Finding out what went wrong in the query plan by looking at optimizer traces is a lot of work. I did so recently and the trace alone was 317MB.

This is not a correct assumption with Postgres. Its statistics collection process has fundamental flaws when tables become large such that the statistics it uses for optimization are in no way representative of the actual data, leading to the situation this thread is about.

Statistics collection is a weak spot in Postgres and query optimization relies on that information to do its job.

> you know better than the query planner, for now until eternity,

Nope, you just have to know it's fixing a real problem today.

Having a query regress in performance below a KPI would be worse than not taking advantage of a further optimization in the future, due to out of date hint.

> Good engineering means having the intellectual curiosity to exhaust these possibility before resorting to hints

Why is that better?

Luckily we don't have to rely on such grandiose claims. Just try it out. If you find a query that you can tune better than the planner for your data set, then it's a better outcome.

> Good engineering means having the intellectual curiosity to exhaust these possibility before resorting to hints.

While it's great that "good engineering" exists, it often requires a bunch more time and effort than people have for the task right then.

Being inflexible and always demanding that time is taken is an extremely poor approach, and often doesn't lead to a good quality result.

Instead it often leads to the inflexible thing being retired and a more flexible alternative being used from then on.

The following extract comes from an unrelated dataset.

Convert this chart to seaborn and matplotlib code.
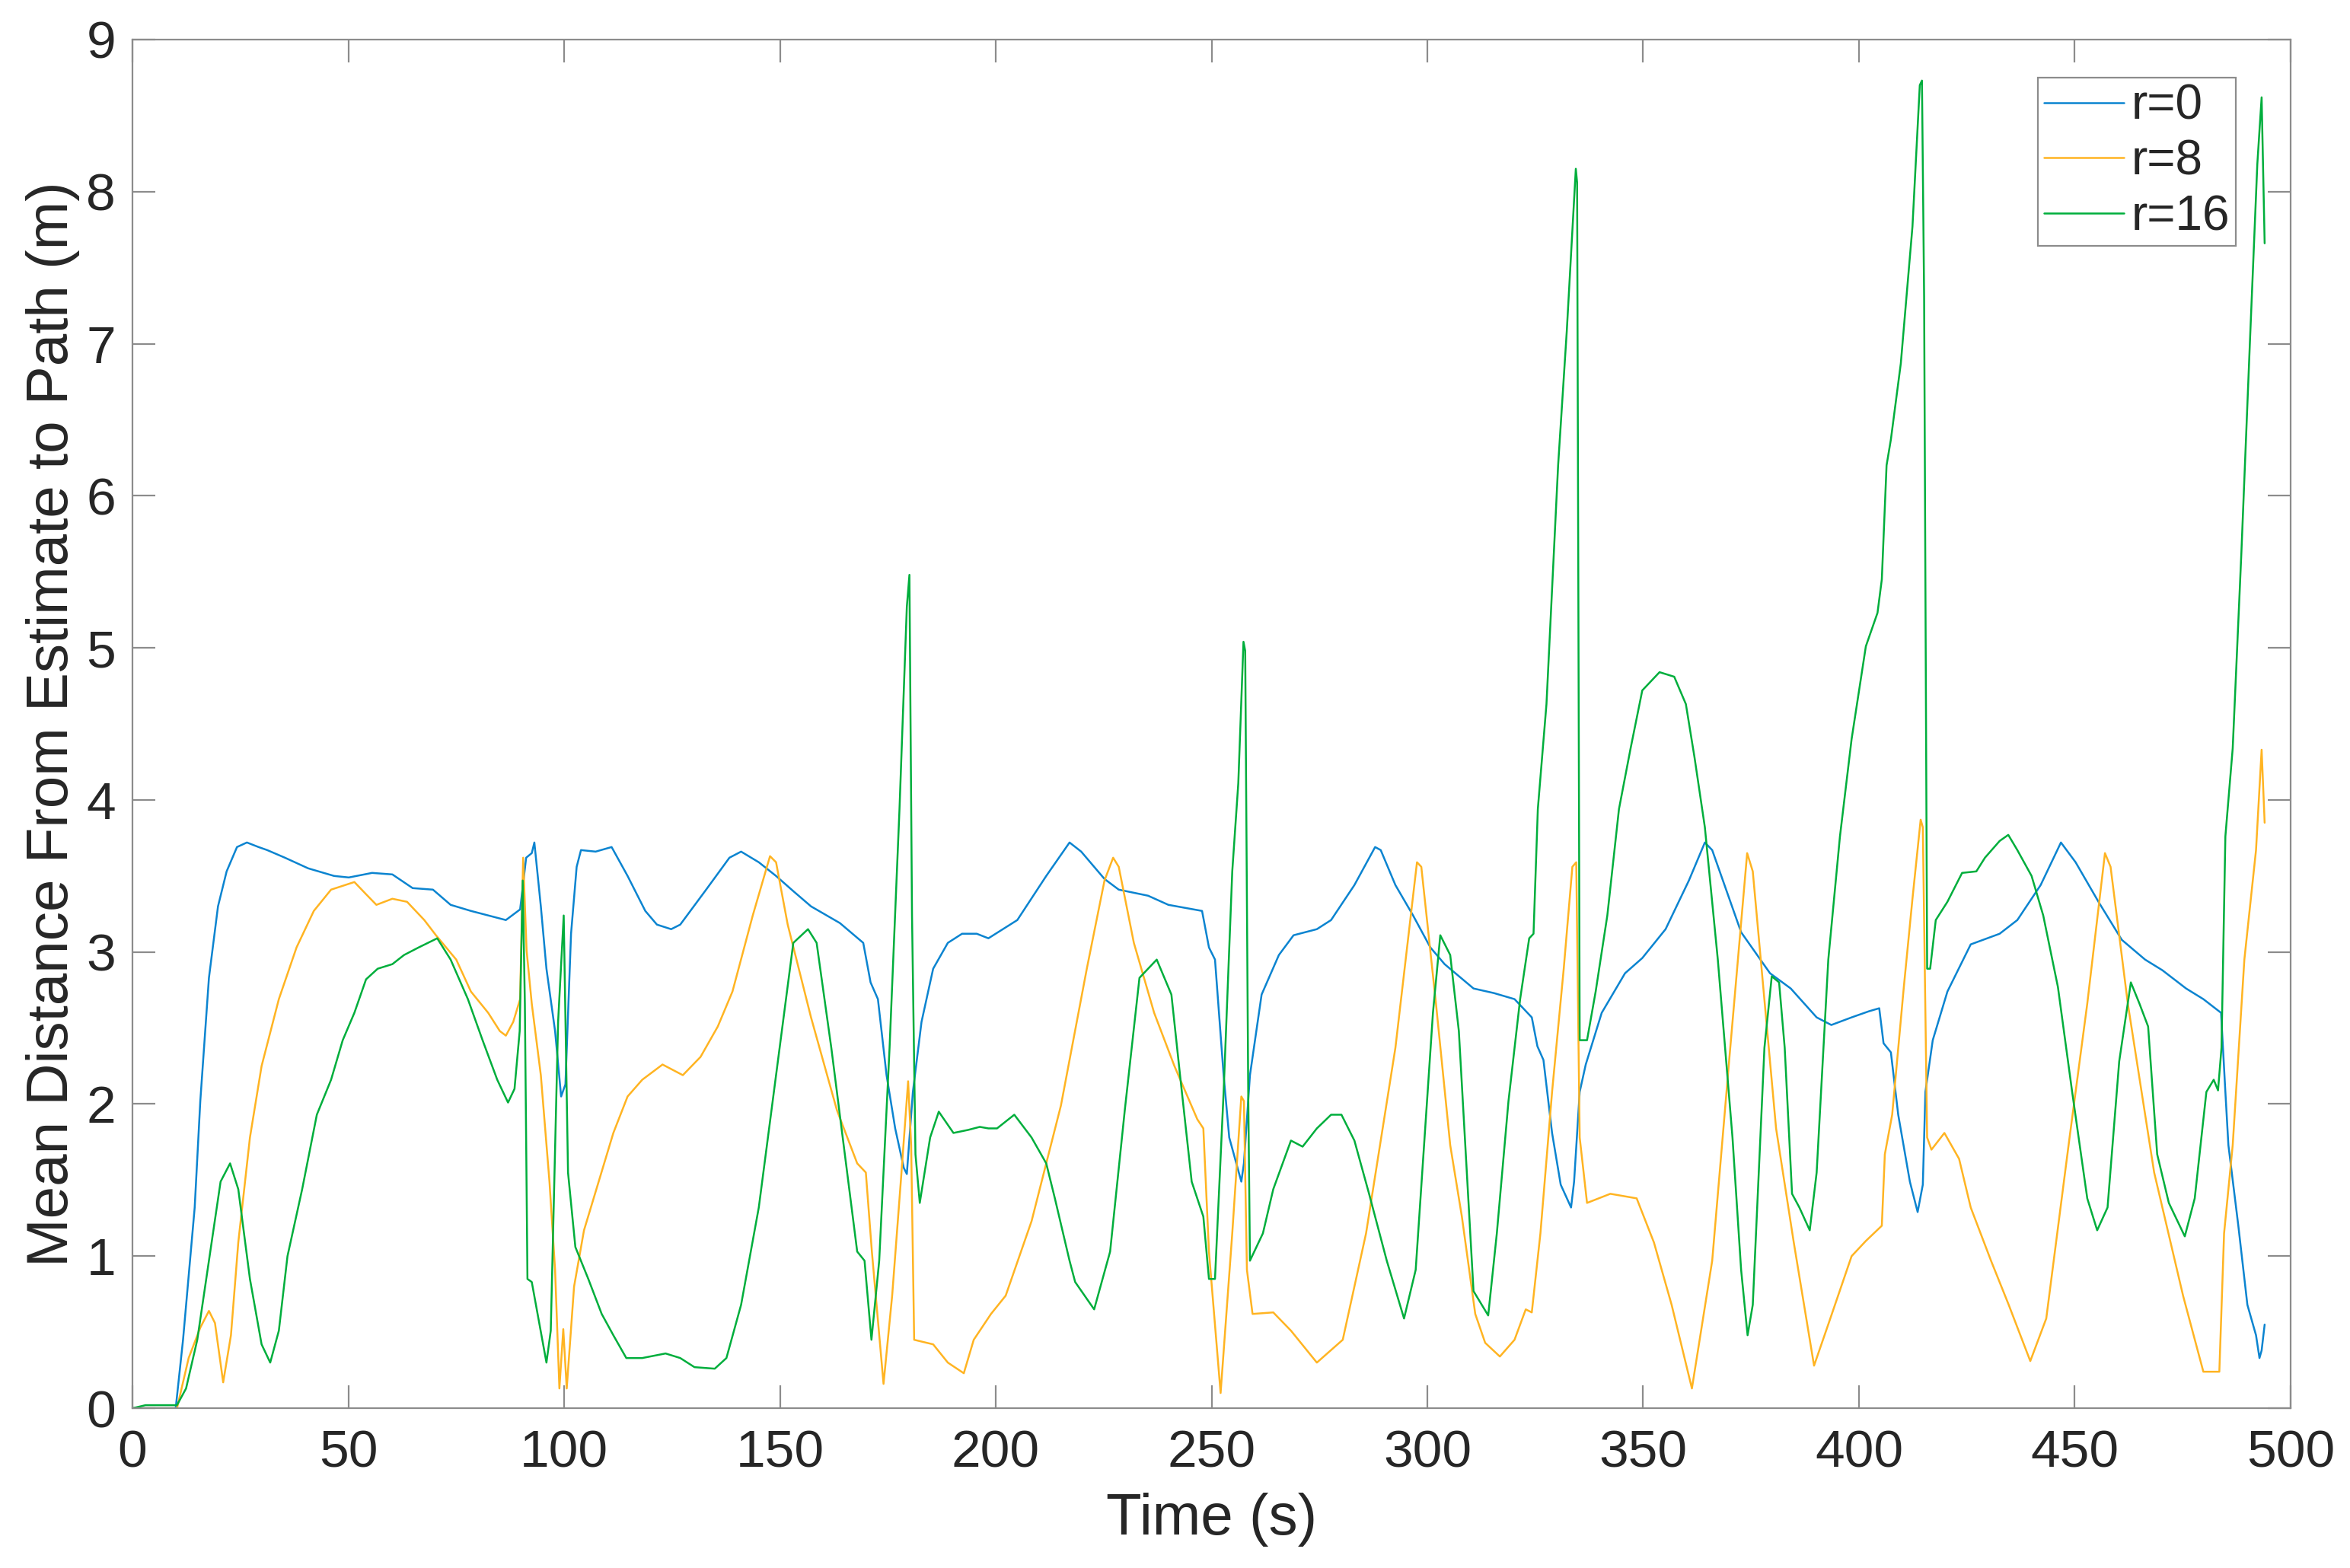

> Hints are an extreme measure. You're basically saying that you know better than the query planner

Absolutely.

A query planner does not analyze the complete and precise solution space, none of them do. The query planner will be extremely wrong sometimes. The only logical solution is to provide a mechanism to guide the planner towards the correct solution.

I've worked with DB2, Oracle and MS SQL Server over the last 3 decades and the story is always the same, the planner is not perfect.

> You're basically saying that you know better than the query planner, for now until eternity, and you choose to optimize by hand.

Yes I do know better what data is going to be in the database I am managing that some heuristic mechanism.